That's called "memory steer" and is common on pickup trucks. It is usually caused on cars by a tight ball joint or more commonly by a binding upper strut mount. The mount is not a safety issue in itself other than the poor handling, but if a worn ball joint separates, that will allow that wheel to squirt out, tear into the fender, and send you into the ditch or oncoming traffic.
Another cause that we don't see much of anymore has to do with one of the three main alignment angles. That's called "caster". Before the early '70s caster was set to make for real easy steering on heavy cars and trucks without power steering. When higher speeds on the highway became common in the late '60s, caster was set differently to provide much more directional stability and road feel, but it made it real hard to turn the steering wheel, especially at lower speeds. We added power steering to overcome that hard steering.

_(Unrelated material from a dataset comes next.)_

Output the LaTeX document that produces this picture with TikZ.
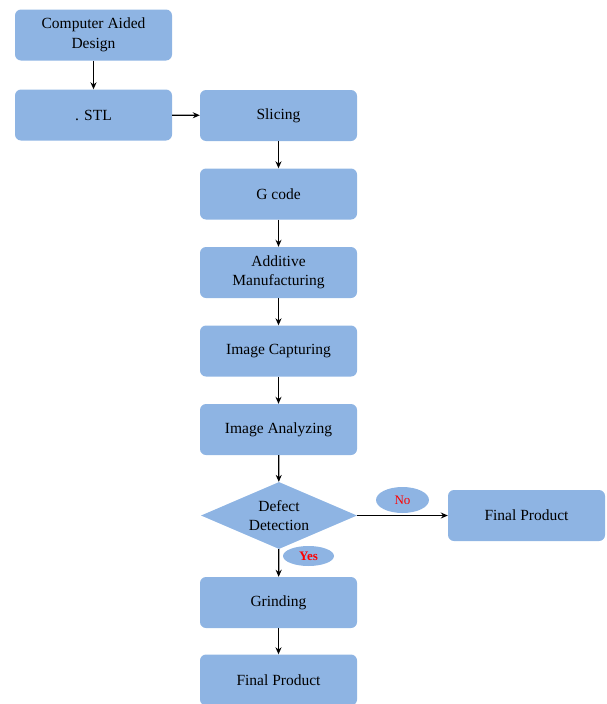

Caster played a big role in directional stability, pulling to one side, and, ... Steering wheel return after cornering, on rear-wheel-drive cars. It has almost no affect on front-wheel-drive cars, so most manufacturers don't even have an adjustment for it. If caster is wrong on your car, it is almost certainly due to crash damage that wasn't repaired properly. The clue is you would have had this problem all along. If the poor steering return just started, it's not due to crash damage.
To identify a binding upper strut mount, reach over the top of a front tire and wrap your fingertips around part of the coil spring, then have a helper slowly turn the steering wheel. The spring should rotate smoothly with the tire. If the upper mount is binding, you feel the spring wind up and build pressure as the tire turns, then suddenly pop free and turn. Do that on both front wheels.